Evil poured into Damon’s mind like sludge. Thick and oily, the muck was foul. Xaviero rushed in fast, his murky light spinning one way and then the next, but no one had dared disturb his creation. He sent another spate of hot needles driving through Damon’s skull, hoping to shock him awake. When it didn’t happen, he left a second time, this time abruptly like a spoiled child angry with a broken toy.

The moment he was gone, Branislava moved out of hiding and began to unweave the two safeguards above her. She didn’t want to remain trapped within that web of danger he had created should he return a third time. Again, she used patience, careful to make certain she didn’t disturb one single fiber as she dismantled Xaviero’s protections, piece by piece. She thought of him as a deadly, poisonous spider sitting in the middle of his giant web, just waiting for an unsuspecting victim to happen by. She refused to be his victim ever again.

The moment both defenses were down, she went to work, circling the darker shadow blending with the grayish matter in the ridges and valleys of Damon’s brain. The portal wasn’t raised at all; it just appeared as a smudge, nothing more, a small oval, elongated smear of charcoal that could easily be overlooked if one went searching. Right on the very tip of each side was a particular loop, a small flaw in the perfect oval—Xaviero’s signature.

Xavier and Xayvion had argued endlessly with him, but Xaviero held firm. He thought each of them should have a distinctive signature no one else would recognize. Perhaps he had a precog episode where he “saw” Xavier killing him. But she doubted if that was real. After all, it was quite clear to her that they had faked the deaths, but to what purpose, she didn’t know.

Had the triplets known that Tatijana and she would escape some day? That seemed very doubtful. They couldn’t have known, and if they had, their solution wouldn’t be to fake their deaths. It would be to murder her and her sister.

She sent up a silent prayer that when Xaviero replayed the entire event back in his head—and he would—he’d find she hadn’t left behind a single telling signature. She was lucky in that while Xaviero knew his brothers’ work and probably every one of the mages who had trained under Xavier, he had never actually seen her capabilities. Most likely none of the triplets believed that she or Tatijana might be able to cast. It hadn’t occurred to the brothers that they had nothing to do to keep their minds active but learn—and that was such a distinct advantage.

She realized she was afraid of Xaviero, but was no longer completely and utterly terrified of him. Somehow, in confronting her worst nightmare, she had gained confidence in herself. She took a deep cleansing breath, or at least, thought that she did so. She pushed aside all doubt and concentrated on the fight to save Damon.

Hail grandmother, spirit of the North,

I call upon thee to defend me this night.

Hail grandmother, spirit of the South,

I call upon thee to attend this rite.

Without a body, she turned her own spirit both north and south in a salute of respect and gratitude, taking nothing at all for granted, but sending her plea out to universe.
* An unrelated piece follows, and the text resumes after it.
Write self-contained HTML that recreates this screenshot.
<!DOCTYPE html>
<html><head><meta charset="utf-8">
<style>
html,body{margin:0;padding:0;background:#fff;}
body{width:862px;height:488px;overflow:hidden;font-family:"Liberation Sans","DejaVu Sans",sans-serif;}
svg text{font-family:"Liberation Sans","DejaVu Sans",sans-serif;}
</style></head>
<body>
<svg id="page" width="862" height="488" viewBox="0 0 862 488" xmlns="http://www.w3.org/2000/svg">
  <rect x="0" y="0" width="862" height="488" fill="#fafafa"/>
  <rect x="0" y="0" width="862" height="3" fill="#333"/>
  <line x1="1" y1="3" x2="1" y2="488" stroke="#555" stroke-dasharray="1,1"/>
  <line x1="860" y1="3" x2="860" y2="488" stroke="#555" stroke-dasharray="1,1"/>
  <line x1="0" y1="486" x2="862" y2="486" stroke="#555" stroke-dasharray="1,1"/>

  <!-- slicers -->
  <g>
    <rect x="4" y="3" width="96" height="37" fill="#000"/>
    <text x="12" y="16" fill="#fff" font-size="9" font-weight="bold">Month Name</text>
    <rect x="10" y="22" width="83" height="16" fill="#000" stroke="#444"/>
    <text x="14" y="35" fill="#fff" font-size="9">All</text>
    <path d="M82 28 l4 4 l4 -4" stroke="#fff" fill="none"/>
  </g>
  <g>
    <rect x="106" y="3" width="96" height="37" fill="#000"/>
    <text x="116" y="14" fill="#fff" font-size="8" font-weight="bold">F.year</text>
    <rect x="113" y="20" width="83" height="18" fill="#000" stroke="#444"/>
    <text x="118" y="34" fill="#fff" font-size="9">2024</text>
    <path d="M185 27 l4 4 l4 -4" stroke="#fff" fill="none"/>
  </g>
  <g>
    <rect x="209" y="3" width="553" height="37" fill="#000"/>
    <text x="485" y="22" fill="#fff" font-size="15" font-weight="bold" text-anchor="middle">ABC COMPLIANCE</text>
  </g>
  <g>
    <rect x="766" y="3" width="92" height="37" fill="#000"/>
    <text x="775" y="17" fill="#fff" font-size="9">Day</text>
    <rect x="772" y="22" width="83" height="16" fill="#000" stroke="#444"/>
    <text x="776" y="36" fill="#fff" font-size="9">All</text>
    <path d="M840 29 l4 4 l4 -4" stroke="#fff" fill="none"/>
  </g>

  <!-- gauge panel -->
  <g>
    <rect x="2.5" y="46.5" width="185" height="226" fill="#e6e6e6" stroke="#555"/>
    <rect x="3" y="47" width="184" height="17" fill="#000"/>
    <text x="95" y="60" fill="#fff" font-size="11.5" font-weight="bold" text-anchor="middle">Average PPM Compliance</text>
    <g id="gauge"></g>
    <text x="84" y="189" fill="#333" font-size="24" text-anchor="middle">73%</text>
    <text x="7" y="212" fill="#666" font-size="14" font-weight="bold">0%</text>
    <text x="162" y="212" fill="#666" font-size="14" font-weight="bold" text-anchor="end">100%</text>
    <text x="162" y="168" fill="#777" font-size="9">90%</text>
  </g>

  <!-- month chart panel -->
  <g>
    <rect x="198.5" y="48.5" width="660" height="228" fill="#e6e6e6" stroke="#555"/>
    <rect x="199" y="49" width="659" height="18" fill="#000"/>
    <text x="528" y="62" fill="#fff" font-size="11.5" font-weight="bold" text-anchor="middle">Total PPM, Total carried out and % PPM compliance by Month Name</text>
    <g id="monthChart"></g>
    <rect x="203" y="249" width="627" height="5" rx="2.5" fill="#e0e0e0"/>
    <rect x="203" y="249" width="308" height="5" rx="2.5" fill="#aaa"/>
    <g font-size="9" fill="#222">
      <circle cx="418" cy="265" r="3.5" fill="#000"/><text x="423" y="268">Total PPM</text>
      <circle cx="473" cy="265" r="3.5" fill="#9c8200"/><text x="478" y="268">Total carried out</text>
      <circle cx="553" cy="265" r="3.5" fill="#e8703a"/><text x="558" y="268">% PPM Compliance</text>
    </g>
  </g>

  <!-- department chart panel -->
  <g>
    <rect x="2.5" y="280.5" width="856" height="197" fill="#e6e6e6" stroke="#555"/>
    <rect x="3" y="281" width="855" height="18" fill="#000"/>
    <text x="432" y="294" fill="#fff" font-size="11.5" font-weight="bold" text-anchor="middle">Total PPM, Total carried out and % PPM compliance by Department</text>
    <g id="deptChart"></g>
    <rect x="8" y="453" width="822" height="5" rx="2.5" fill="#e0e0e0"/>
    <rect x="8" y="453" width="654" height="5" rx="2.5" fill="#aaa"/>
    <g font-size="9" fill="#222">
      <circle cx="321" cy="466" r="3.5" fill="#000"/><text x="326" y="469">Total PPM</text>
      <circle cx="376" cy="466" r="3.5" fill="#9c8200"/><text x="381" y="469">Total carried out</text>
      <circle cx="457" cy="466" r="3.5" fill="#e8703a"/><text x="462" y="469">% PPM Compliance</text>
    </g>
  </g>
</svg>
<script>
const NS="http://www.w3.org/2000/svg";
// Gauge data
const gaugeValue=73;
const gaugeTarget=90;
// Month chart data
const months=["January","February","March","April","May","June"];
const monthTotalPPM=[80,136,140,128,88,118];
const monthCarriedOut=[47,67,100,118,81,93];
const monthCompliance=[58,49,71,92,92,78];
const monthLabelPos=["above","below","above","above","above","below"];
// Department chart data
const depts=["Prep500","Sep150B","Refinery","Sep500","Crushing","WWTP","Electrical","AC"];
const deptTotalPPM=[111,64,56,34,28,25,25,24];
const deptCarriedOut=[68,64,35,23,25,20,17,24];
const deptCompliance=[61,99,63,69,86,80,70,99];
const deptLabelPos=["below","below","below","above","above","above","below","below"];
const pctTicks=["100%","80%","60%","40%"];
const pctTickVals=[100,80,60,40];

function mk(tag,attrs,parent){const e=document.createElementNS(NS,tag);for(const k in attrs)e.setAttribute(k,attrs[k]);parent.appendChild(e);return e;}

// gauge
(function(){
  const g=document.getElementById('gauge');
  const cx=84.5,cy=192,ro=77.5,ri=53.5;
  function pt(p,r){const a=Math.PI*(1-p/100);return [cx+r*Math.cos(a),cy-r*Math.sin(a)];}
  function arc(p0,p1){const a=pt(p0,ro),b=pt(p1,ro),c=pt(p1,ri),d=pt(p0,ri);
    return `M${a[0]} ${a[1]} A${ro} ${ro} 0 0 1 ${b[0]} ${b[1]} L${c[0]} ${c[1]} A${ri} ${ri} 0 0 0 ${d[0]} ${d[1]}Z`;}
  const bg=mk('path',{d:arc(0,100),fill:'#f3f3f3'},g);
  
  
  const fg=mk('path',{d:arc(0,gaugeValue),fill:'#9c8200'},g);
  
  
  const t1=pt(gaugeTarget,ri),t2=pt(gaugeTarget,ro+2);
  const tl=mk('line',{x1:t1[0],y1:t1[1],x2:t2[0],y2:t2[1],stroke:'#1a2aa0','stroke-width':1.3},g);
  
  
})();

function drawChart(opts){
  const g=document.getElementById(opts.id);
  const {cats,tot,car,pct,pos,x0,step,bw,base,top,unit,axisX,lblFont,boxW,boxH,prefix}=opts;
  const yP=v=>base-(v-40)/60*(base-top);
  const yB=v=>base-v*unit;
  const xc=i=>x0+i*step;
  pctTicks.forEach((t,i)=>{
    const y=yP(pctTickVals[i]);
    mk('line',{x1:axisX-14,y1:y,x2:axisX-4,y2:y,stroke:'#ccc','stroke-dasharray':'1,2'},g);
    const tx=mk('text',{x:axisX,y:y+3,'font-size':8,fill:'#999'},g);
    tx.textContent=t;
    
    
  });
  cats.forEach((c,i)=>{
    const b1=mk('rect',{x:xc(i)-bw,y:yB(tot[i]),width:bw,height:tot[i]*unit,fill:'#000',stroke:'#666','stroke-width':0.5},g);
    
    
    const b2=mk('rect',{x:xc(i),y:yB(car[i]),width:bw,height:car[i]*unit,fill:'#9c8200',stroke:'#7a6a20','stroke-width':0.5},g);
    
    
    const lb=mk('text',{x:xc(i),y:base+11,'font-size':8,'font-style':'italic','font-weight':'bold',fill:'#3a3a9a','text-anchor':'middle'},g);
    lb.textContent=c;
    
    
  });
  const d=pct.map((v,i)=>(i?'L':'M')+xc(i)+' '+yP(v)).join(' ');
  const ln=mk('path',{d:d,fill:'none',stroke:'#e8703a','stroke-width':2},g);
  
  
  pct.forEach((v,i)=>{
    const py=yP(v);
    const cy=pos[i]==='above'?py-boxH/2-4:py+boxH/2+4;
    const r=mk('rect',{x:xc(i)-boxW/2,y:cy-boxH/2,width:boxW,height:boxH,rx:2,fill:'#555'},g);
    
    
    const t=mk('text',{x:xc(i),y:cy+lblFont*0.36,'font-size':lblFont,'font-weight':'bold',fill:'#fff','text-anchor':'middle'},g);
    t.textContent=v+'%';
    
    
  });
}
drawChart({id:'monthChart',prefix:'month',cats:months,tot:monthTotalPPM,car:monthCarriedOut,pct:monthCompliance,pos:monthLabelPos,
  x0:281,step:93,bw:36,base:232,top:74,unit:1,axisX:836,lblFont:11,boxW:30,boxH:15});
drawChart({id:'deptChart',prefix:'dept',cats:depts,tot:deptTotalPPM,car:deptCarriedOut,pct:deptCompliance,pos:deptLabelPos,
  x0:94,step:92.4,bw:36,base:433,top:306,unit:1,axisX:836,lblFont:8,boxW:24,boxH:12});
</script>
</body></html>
Hail grandmother spirit of the East,

I call upon your forces to protect me with might.

Hail grandmother spirit of the West,

I seek your wisdom and guidance this night.
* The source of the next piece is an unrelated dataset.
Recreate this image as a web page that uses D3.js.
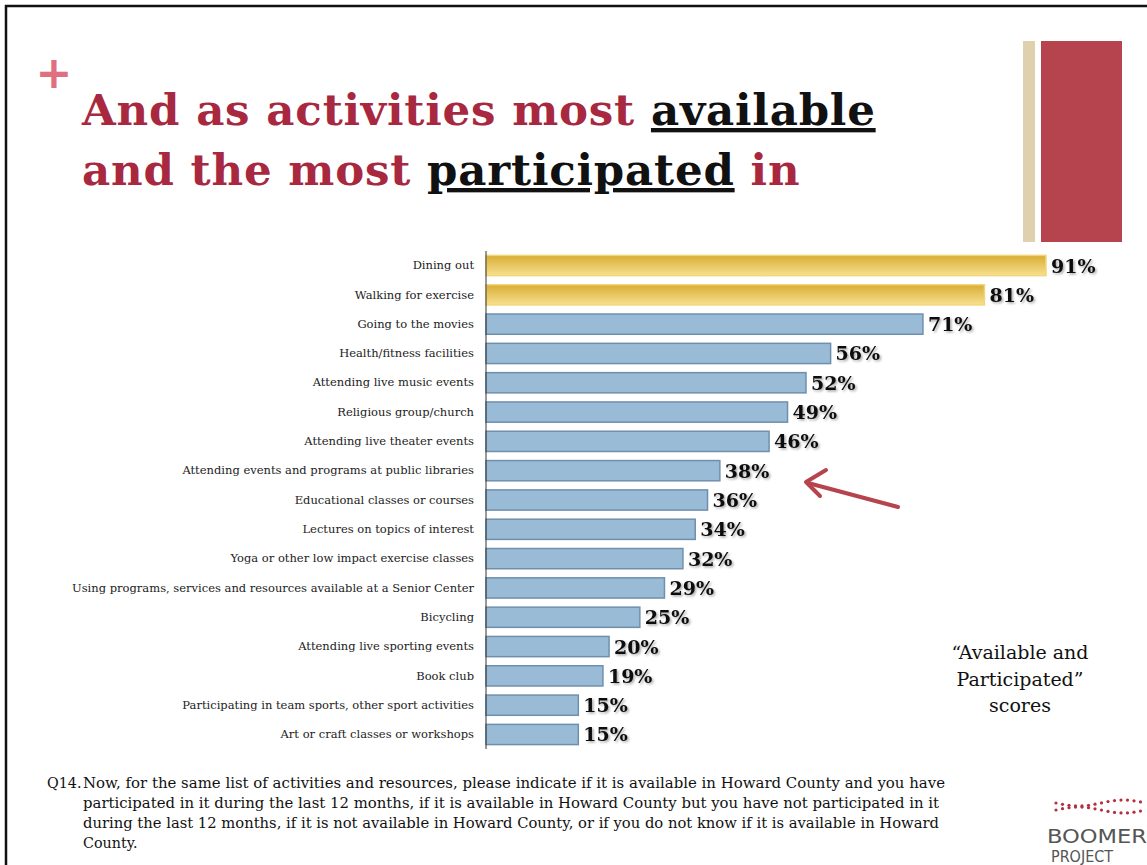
<!DOCTYPE html>
<html><head><meta charset="utf-8">
<script src="https://cdn.jsdelivr.net/npm/d3@7"></script>
<style>body{margin:0;background:#fff}svg{display:block}</style>
</head><body>
<svg id="c" width="1147" height="865"></svg>
<script>
const categories = ["Dining out","Walking for exercise","Going to the movies","Health/fitness facilities","Attending live music events","Religious group/church","Attending live theater events","Attending events and programs at public libraries","Educational classes or courses","Lectures on topics of interest","Yoga or other low impact exercise classes","Using programs, services and resources available at a Senior Center","Bicycling","Attending live sporting events","Book club","Participating in team sports, other sport activities","Art or craft classes or workshops"];
const values = [91,81,71,56,52,49,46,38,36,34,32,29,25,20,19,15,15];
const highlighted = ["Dining out","Walking for exercise"];
const titleLine1 = [["And as activities most ",false],["available",true]];
const titleLine2 = [["and the most ",false],["participated",true],[" in",false]];
const noteLines = ["participated in it during the last 12 months, if it is available in Howard County but you have not participated in it","during the last 12 months, if it is not available in Howard County, or if you do not know if it is available in Howard","County."];
const noteFirst = "Now, for the same list of activities and resources, please indicate if it is available in Howard County and you have";
const annotation = ["\u201CAvailable and","Participated\u201D","scores"];

const svg = d3.select("#c");
const serif = "'DejaVu Serif', serif";
const RED = "#a8293f";

const defs = svg.append("defs");
const gy = defs.append("linearGradient").attr("id","gy").attr("x1",0).attr("x2",0).attr("y1",0).attr("y2",1);
gy.append("stop").attr("offset","0%").attr("stop-color","#d9ad35");
gy.append("stop").attr("offset","100%").attr("stop-color","#f7e08f");
const f = defs.append("filter").attr("id","sh").attr("x","-10%").attr("y","-10%").attr("width","130%").attr("height","140%");
f.append("feDropShadow").attr("dx",1.5).attr("dy",1.5).attr("stdDeviation",1).attr("flood-color","#000").attr("flood-opacity",0.35);

// frame
svg.append("path").attr("d","M6,865 V6 H1147").attr("fill","none").attr("stroke","#111").attr("stroke-width",2.5);

// plus
svg.append("text").attr("x",54).attr("y",88).attr("text-anchor","middle").attr("font-family","'DejaVu Sans', sans-serif").attr("font-weight","bold").attr("font-size",44).attr("fill","#e07080").text("+");

// decorative bars
svg.append("rect").attr("x",1023).attr("y",41).attr("width",12).attr("height",201).attr("fill","#e0d1ae");
svg.append("rect").attr("x",1041).attr("y",41).attr("width",81).attr("height",201).attr("fill","#b5444f");

// title
function titleLine(parts, y){
  const t = svg.append("text").attr("x",82).attr("y",y).attr("font-family",serif).attr("font-weight","bold").attr("font-size",43.5).attr("letter-spacing","0.8");
  parts.forEach(([s,u])=>{
    t.append("tspan").text(s).attr("fill", u ? "#111" : RED).attr("text-decoration", u ? "underline" : null);
  });
}
titleLine(titleLine1,125);
titleLine(titleLine2,185);

// chart
const x0 = 486;
const x = d3.scaleLinear().domain([0,91]).range([x0,1046]);
const y = d3.scaleBand().domain(categories).range([251,749]).paddingInner(0.31).paddingOuter(0.15);

const g = svg.append("g");
g.selectAll("rect.bar").data(categories).join("rect").attr("class","bar")
  .attr("x",x0).attr("y",d=>y(d)).attr("height",y.bandwidth())
  .attr("width",(d,i)=>x(values[i])-x0)
  .attr("fill",d=>highlighted.includes(d)?"url(#gy)":"#9abbd6")
  .attr("stroke",d=>highlighted.includes(d)?"#f2d67a":"#6f90ad").attr("stroke-width",1.5);

g.selectAll("text.val").data(categories).join("text").attr("class","val")
  .attr("x",(d,i)=>x(values[i])+5).attr("y",d=>y(d)+y.bandwidth()/2+7)
  .attr("font-family",serif).attr("font-weight","bold").attr("font-size",19).attr("fill","#111")
  .attr("filter","url(#sh)")
  .text((d,i)=>values[i]+"%");

const yAxis = d3.axisLeft(y).tickSize(0).tickPadding(12);
const ax = svg.append("g").attr("transform",`translate(${x0},0)`).call(yAxis);
ax.select(".domain").attr("stroke","#333").attr("stroke-width",1).attr("d","M0,251V749");
ax.selectAll("text").attr("font-family",serif).attr("font-size",11.5).attr("fill","#222");

// arrow
svg.append("line").attr("x1",898).attr("y1",507).attr("x2",808).attr("y2",483).attr("stroke","#b5444f").attr("stroke-width",4).attr("stroke-linecap","round");
svg.append("path").attr("d","M826,470 L806,482 L820,496").attr("fill","none").attr("stroke","#b5444f").attr("stroke-width",4).attr("stroke-linecap","round").attr("stroke-linejoin","round");

// annotation
annotation.forEach((s,i)=>{
  svg.append("text").attr("x",1020).attr("y",659+i*26.5).attr("text-anchor","middle").attr("font-family",serif).attr("font-size",19).attr("fill","#111").text(s);
});

// footnote
const fs = 14.3;
svg.append("text").attr("x",47).attr("y",788).attr("font-family",serif).attr("font-size",fs).attr("fill","#111").text("Q14.");
svg.append("text").attr("x",83).attr("y",788).attr("font-family",serif).attr("font-size",fs).attr("fill","#111").attr("textLength",862).attr("lengthAdjust","spacingAndGlyphs").text(noteFirst);
const lens=[856,856,null];
noteLines.forEach((s,i)=>{
  const t=svg.append("text").attr("x",83).attr("y",808+i*20).attr("font-family",serif).attr("font-size",fs).attr("fill","#111").text(s);
  if(lens[i]) t.attr("textLength",lens[i]).attr("lengthAdjust","spacingAndGlyphs");
});

// logo
const lg = svg.append("g");
const dots=[];
for(let i=0;i<14;i++){ dots.push([1056+i*6.5, 803+Math.sin(i/2.2)*3]); dots.push([1056+i*6.5, 810-Math.sin(i/2.2)*3]); }
lg.selectAll("circle").data(dots).join("circle").attr("cx",d=>d[0]).attr("cy",d=>d[1]).attr("r",1.6).attr("fill","#b5303f");
lg.append("text").attr("x",1047).attr("y",843).attr("font-family","'Liberation Sans Narrow','DejaVu Sans Condensed',sans-serif").attr("font-size",20).attr("fill","#555").attr("textLength",100).attr("lengthAdjust","spacingAndGlyphs").text("BOOMER");
lg.append("text").attr("x",1051).attr("y",862).attr("font-family","'Liberation Sans Narrow','DejaVu Sans Condensed',sans-serif").attr("font-size",15).attr("fill","#555").attr("textLength",62).attr("lengthAdjust","spacingAndGlyphs").text("PROJECT");
</script>
</body></html>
She turned her spirit both east and west, in a gesture of great reverence and admiration.

I call to thee Hecate, triple goddess above,

Maiden, mother, crone, see my plight.

Hecate, dark mother who heals the rights and wrongs,

I call forth your power so that I may remain strong.

She felt power running through her spirit. The white light began to glow a soft pink and then light red. Another breath and her spirit was dark red.

I seek the power to cast lightning’s blast,

So that shadow may burn, undoing that which has been cast.

Twist and turn, heal but burn,

Peeling shadow away, let life now return.

From her spirit, lightning forked and then settled into one steady stream as if the fine tip was a laser. Slowly, with great care, making certain to remove the stain of Xaviero’s shadow, she burned the layers away. It seemed to take forever, and all the while she feared he would suddenly realize and return. The moment the shadow was gone, she began the work of healing, sending rejuvenating cells to cover the damaged layer.